In the overall scheme of the Pax Americana, then, U.S. policy toward Israel and its neighbors over the past thirty years has been a tremendous success. Has the U.S. brought about a final lamb-lies-down-with-lion peace? No; the issues are too complex. Are the Arabs happy about U.S. support for Israel? No; they still dream of pushing Israel off the map. But any time U.S. interests are upheld without the dispatch of U.S. troops, it's a success. That Walt can't see this suggests that his own vision is marred by a bias against Israel, the depth of which only he knows.

Walt's notion that U.S. support for Israel is the source of popular resentment, propelling recruits to Al-Qaeda, is of a piece with his argument that the United States is hated for what it does (its detested policies), and not what it is (its admired values). In fact, America isn't hated for what it does or what it is. It's hated because of what they can't do, and what they aren't. They can't accumulate power, and they can't handle modernity, and they resent anyone who reminds them of it. How would U.S. abandonment of Israel alleviate this inferiority complex, which has been centuries in the making?

And is it not actually better for the United States to signal the Arabs that until they change, Israel will remain America's favorite son? Would this not be doubly so in Walt's preferred scenario of"offshore balancing," in which America would drop its active democratizing altogether? What lever would remain to encourage progressive change in the Arab world, if the United States were to back away from the one democratic, modern, and pluralistic society in the Middle East—the most persuasive and proximate argument made to the Arabs, for the empowering and overpowering might of Western democracy and Western modernity? Would the atrophy of such an Israel not fill the ranks of extremists, much as the sacrifice of Czechoslovakia to Hitler did?

Indeed, for argument's sake, let's imagine that we have followed Walt's policy—that we have somehow tumbled back to the pre-Copernican policy. The United States has decided that Israel should"go it alone," since Israel isn't willing to concede all things to the insatiable Arab appetite for Israeli concessions. How long would it be before the Arabs would revert to their pre-1967 fantasy of defeating or destroying Israel? (The medieval-minded Islamists have never abandoned it.) How long would it be before Israel felt compelled, as it did in 1967, to launch a preemptive strike against Egypt, with its massive conventional force, or Iran, which even now rattles a nuclear saber against Israel? Remember, pace Walt, Israel isn't Norway: it can and will defend itself against threats, be they real or perceived, present or anticipated. It is populated by the remnant of a people that was nearly obliterated in the twentieth century, and that's unlikely to take chances in the twenty-first.

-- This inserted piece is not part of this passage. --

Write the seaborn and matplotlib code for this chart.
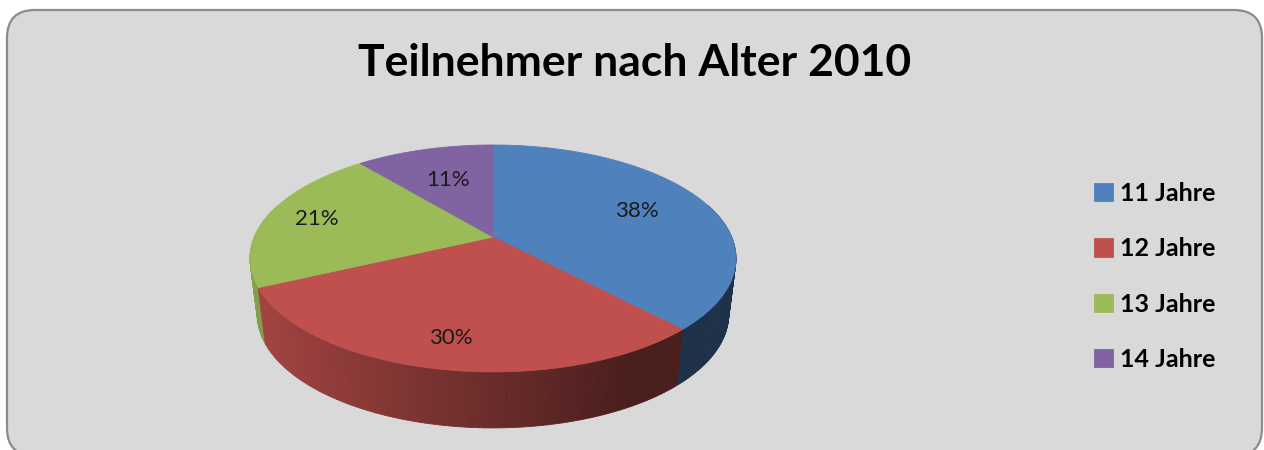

Less American support would mean less American restraint, less Israeli maneuverability, and a quicker Israeli finger on the trigger.

How long would it be before the United States would have to pull out all the stops to defuse gigantic crises, or clean up the mess in the aftermath of another war? How long would it be before the United States would have to deploy forces—to save an Arab regime that didn't join the frenzied free-for-all, or to position peacekeeping forces between hostile armies, or to reassure Israel to keep its nukes in the silos? Why would any serious policymaker even contemplate exchanging the present stability—and the situation is stable—for these uncertainties and imponderables? And for what? Some boost for America in Arab public opinion polls, which seem to have Walt all twisted in knots of anguish?

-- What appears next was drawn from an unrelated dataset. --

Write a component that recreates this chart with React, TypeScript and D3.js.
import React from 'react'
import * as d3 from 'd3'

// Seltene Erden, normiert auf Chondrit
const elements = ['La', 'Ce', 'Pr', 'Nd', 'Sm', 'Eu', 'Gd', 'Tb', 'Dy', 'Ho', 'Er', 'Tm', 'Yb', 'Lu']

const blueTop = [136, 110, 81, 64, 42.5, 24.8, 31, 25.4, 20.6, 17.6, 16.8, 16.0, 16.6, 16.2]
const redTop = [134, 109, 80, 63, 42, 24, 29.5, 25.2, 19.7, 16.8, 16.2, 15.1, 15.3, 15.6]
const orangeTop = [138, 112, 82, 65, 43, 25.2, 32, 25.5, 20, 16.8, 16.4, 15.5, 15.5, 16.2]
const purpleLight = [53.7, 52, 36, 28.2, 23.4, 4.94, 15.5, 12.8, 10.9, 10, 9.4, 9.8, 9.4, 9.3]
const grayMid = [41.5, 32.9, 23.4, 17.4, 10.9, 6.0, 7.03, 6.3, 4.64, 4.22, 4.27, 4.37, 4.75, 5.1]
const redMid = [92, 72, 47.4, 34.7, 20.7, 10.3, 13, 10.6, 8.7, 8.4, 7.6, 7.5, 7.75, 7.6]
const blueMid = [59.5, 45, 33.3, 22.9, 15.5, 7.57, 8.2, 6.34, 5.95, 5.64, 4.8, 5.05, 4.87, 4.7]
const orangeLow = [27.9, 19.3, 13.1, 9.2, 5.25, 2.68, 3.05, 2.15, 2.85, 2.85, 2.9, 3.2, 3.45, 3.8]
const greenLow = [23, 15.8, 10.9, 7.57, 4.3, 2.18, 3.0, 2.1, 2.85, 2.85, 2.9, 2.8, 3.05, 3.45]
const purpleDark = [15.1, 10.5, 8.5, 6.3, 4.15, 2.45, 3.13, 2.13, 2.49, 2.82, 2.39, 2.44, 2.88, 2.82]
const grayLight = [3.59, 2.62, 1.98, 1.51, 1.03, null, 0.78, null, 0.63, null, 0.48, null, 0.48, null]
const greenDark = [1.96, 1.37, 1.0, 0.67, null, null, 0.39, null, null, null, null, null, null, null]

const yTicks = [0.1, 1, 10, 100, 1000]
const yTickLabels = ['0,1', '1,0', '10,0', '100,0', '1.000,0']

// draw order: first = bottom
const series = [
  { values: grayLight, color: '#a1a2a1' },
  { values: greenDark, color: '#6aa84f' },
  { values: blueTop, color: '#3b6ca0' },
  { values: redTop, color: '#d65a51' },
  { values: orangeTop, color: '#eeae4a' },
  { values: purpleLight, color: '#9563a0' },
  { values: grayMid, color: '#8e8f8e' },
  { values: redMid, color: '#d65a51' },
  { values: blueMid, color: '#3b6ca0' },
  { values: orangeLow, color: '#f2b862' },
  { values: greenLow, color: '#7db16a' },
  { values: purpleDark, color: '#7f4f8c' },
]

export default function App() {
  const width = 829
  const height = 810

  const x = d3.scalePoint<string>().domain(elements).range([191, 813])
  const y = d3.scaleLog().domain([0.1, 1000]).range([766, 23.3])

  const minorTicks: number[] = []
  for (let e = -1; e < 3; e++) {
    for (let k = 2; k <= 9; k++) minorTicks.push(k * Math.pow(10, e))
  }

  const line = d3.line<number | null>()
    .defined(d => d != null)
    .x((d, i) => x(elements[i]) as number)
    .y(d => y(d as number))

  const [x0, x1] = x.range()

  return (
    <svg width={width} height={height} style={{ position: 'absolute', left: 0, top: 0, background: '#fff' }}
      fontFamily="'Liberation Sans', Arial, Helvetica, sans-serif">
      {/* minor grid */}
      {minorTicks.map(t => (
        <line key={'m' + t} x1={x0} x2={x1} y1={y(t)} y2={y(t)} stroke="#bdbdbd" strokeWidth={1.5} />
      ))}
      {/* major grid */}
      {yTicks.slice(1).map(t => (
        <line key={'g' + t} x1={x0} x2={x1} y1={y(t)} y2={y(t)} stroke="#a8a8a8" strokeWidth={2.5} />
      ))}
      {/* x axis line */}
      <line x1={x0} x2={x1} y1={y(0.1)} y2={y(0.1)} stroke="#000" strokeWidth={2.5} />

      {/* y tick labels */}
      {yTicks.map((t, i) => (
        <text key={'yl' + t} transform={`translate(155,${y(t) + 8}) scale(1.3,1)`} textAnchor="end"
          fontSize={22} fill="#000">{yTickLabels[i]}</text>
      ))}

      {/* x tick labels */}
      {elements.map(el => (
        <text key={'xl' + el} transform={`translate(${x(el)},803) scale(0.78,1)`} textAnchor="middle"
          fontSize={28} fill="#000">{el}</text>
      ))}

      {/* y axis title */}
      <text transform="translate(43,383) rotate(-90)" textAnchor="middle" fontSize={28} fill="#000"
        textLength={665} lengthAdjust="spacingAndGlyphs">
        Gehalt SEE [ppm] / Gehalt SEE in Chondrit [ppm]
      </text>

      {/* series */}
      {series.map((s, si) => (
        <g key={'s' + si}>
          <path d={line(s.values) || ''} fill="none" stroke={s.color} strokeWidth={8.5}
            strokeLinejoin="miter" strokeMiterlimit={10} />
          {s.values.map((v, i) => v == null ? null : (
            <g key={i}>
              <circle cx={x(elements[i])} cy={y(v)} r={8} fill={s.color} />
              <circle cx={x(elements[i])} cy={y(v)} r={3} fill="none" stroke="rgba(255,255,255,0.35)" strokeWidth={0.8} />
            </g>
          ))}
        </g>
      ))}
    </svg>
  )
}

In short, the Levant in Walt's World would become a far more dangerous place than it is now, for Israelis, for Arabs, and ultimately for Americans. Without a strong Israel, buttressed by the United States, it might begin to look like it did before 1967, or as the Gulf has looked over the last three decades. Why anyone would imagine this to be a feasible U.S. policy option—even at Harvard—is a mystery.